We maintain three scenarios at Aiden:

  1. The conservative scenario: your product finder is exposed to 4% of your total website visits. This scenario assumes limited placements of product finder for only 1 or 2 categories.

  2. The average scenario: your product finder is exposed to 8% of your total website visits. This scenario assumes more extensive placements of product finders for all top-10 categories. (Benchmark from case study Kees Smit.)

  3. The ambitious scenario: your product finder is exposed to 15% of your total website visits. This scenario assumes advanced placements of product finders including placements on all PLPs, SEO pages as well as PDPs.

Thus, the definition of exposure is: the number of sessions in Aiden / the number of users who searched your website over a given period, expressed as a percentage.

Let's dive into that: which placements work better than others?

So what to do if you want to know which placements on the website generate the most sessions in your product finder? And what if you want to know which placements lead to the most or highest conversions? These insights are relevant if you have integrated product finders at multiple pages on your website.

Because when you know which placements generate most sessions and which placements increase the impact (= more conversions), you can also determine whether you want to display the product finder more prominently or perhaps increase the placements throughout your website.

In Aiden, you cannot see which placements on your website generated the sessions in the product finder. But you are able to do so via Google Analytics. Just follow these steps:

Stap 1: Send Aiden events via Google Tag Manager

To make data about Aiden usage insightful in Google Analytics, you must first ensure that this data enters Google Analytics properly. To do so, follow this tutorial.

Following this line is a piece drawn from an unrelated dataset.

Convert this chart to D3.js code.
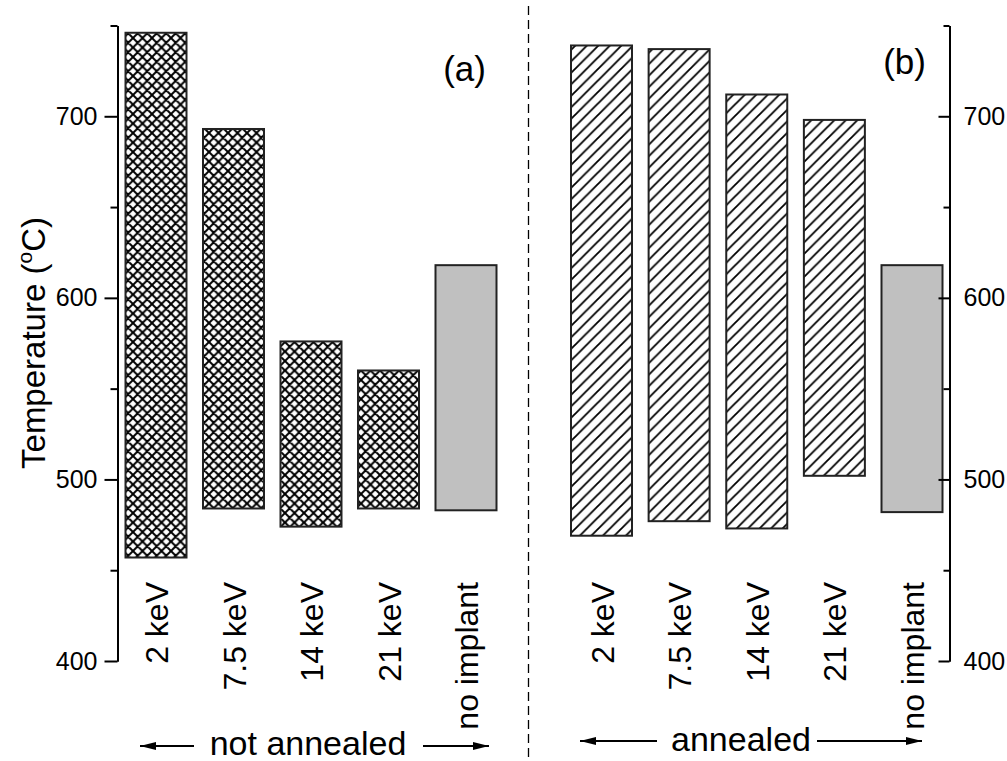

Stap 2: Create a new exploration

In Google Analytics, go to Explore and create an empty Explore. Explorations allow you to create your own dashboards and share them with your colleagues.

Stap 3: Create segments

To gain insight into the data, create different segments that you want to compare. For example, you can make a comparison per page type on which a product finder is placed (home, PLP, PDP, etc) and between visitors who did and did not use the decision aid.

  1. Create a new segment of the type ‘event segment’.

  2. Add a condition with the event ‘aiden_product_advised’. This ensures that only visitors who have been advised in the product finder end up in this segment. Add a parameter to this condition ‘aiden_app_name’, which is exactly the same as the name of the product finder.

  3. In this condition group, add another condition that allows you to select only visitors who have used the product finder on the desired pages. This condition depends on your website. You can often use the ‘Page path’ to create a condition that only selects pages with a certain URL.

  4. Name the segment, for example ‘Hiking shoes PDP with advice’ and save the segment.

  5. Create a similar segment for visitors to this page(s) but without the advice of the product finder. You do this by adding a group to exclude in which you add the condition from step 2. You add the condition from step 3 as a regular condition group.

Stap 4: Select the values you want to compare

Add the following values to the exploration: Total number of users, Purchases, Average purchase revenue and Conversion rate per user.

Stap 5: Set the ‘pivot table’ setting

Set the value under ‘pivot table’ to ‘first row’ to get a good overview of your segments.

⚠️ Please be aware: The value ‘Conversion rate per user’ shows the conversion rate for all events marked as conversions. To calculate the conversion rate for purchases, divide the value of ‘Total number of users’ by the value of ‘Purchases’.

⚠️ Please be aware: If there is a red exclamation mark at the top-right of the table, the data may be calculated using a ‘sample’ or ‘sampling’. The lower the percentage is, the less reliable the data is. Try selecting a shorter period to have less or no sampling.